In one embodiment, a change in network information can be propagated with a “Neighbor List” message, with the protocol type field set to 0x2 indicating that a partial list of changes is being distributed. In one embodiment, this can reflect adding new networks or changing the cost of existing networks. When an upstream node disappears, causing a particular network effectively become no longer routable, a “Neighbor List” message can be sent with the protocol type set to 0x3 to indicate that the network has been removed from the upstream nodes network list.
In one embodiment, each Gateway is notified about changes in network topology by the periodic network registration messages that are unicast to it. These messages may be sent by every node within the Gateway's network, and may contain a complete list of their upstream nodes, and the link costs to each of them.

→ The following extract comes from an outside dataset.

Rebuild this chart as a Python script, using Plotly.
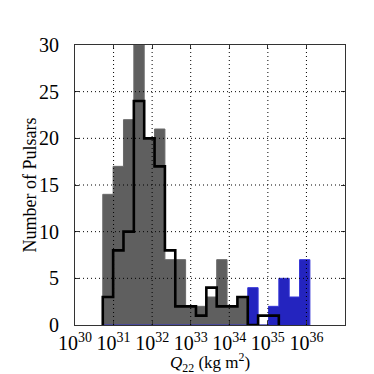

In one embodiment, the MLME keeps two smoothed averages that can be used by the DLF for determining link costs for routing purposes: a smoothed RSSI and a smoothed info success percentage. The term “smoothed” refers to the type of averaging done on the data. In one embodiment, the averaging uses the formula: smoothed average=A*average+B*sample; B=(1−A). This type of averaging does not require a large amount of memory for storage (as opposed to storing the last N samples) and also has a controllable amount of “history”. The term history refers to how much the new value affects the current smoothed average. This may be controlled by the A and B values: large A values mean that the average has more history than smaller A values. Other embodiments can use other averaging techniques that are desirable under the prevalent network conditions.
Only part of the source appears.